Thermal topological phase transition in SnTe from ab initio calculations

One of the key issues in the physics of topological insulators is whether the topologically nontrivial properties survive at finite temperatures and, if so, whether they disappear only at the temperature of topological gap closing. Here, we study this problem, using quantum fidelity as a measure, by means of ab initio methods supplemented by an effective dissipative theory built on the top of the ab initio electron and phonon band structures. In the case of SnTe, the prototypical crystal topological insulator, we reveal the presence of a characteristic temperature, much lower than the gap-closing one, that marks a loss of coherence of the topological state. The transition is not present in a purely electronic system but it appears once we invoke coupling with a dissipative bosonic bath. Features in the dependence with temperature of the fidelity susceptibility can be related to changes in the band curvature, but signatures of a topological phase transition appear in the fidelity only though the nonadiabatic coupling with soft phonons. Our argument is valid for valley topological insulators, but in principle can be generalized to the broader class of topological insulators which host any symmetry-breaking boson.

Figure 1

Detail of the band structure around the $L$ point showing the evolution of the band structure of SnTe with temperature, as calculated with DFT (the band structure along a full path across the Brillouin zone can be found in the Supplemental Material [14]). The temperature $T$ varies from 100 to 1900 K in 200-K steps. Inset: Group velocities of electrons in the conduction band as a function of temperature.

Figure 2

Fidelity as a function of temperature computed from the single-particle DFT density matrix.

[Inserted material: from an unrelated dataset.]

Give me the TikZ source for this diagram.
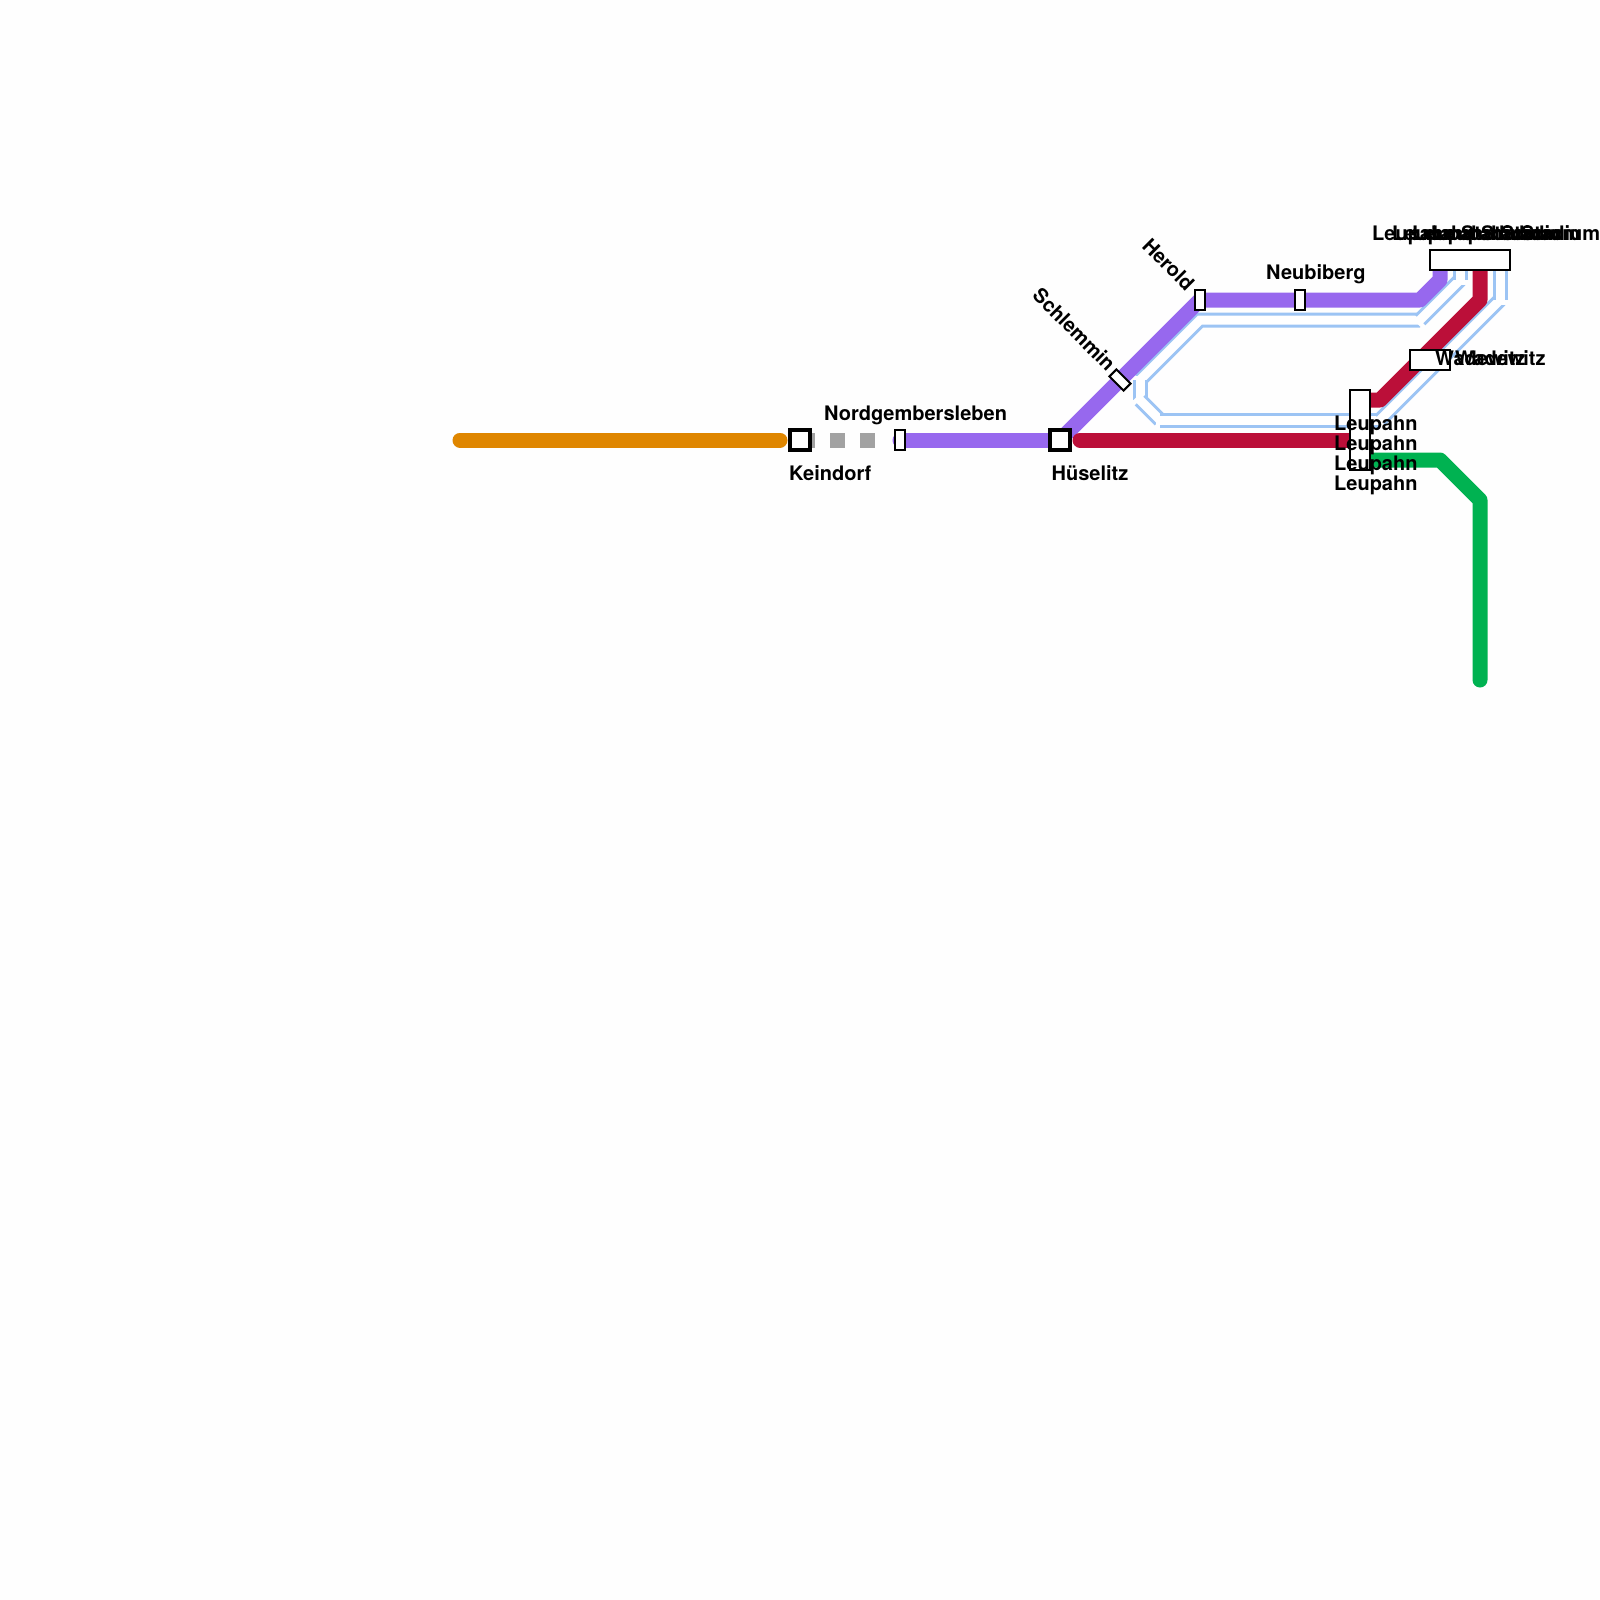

Data for temperatures above the melting point, and therefore not experimentally accessible, are plotted as a dashed line.

Figure 3

An overall $T$ dependence of quantum fidelity derivative (with a minus sign) obtained by truncating the interactions at $(n=10)\text{th}$ order and integrating over the entire BZ to find $d{\rho }_{\text{inc}}^{\left(n\right)}\left(T\right)/dT\sim {\chi }_F\left(T\right)$. We see a peak indicating the phase transition.

Figure 4

Momentum-resolved fidelity susceptibility ${\chi }_{\mathcal{F}}\left(T\right)$ shown in a region of the BZ around the $L$ point. In the main panel we show isosurfaces corresponding to ${\chi }_{\mathcal{F}}\left(T\right)=0.02$ for $T=300$ K (blue), 500 K (pink), and 900 K (green). In the first two cases there are two minima and for 500 K the isosurface is the largest. The inset shows three isosurfaces ${\chi }_{\mathcal{F}}\left(T\right)=0.3, {\chi }_{\mathcal{F}}\left(T\right)=0.03, {\chi }_{\mathcal{F}}\left(T\right)=0.01$ for $T=500$ K, showing that the largest values of drag are indeed concentrated close to the minima.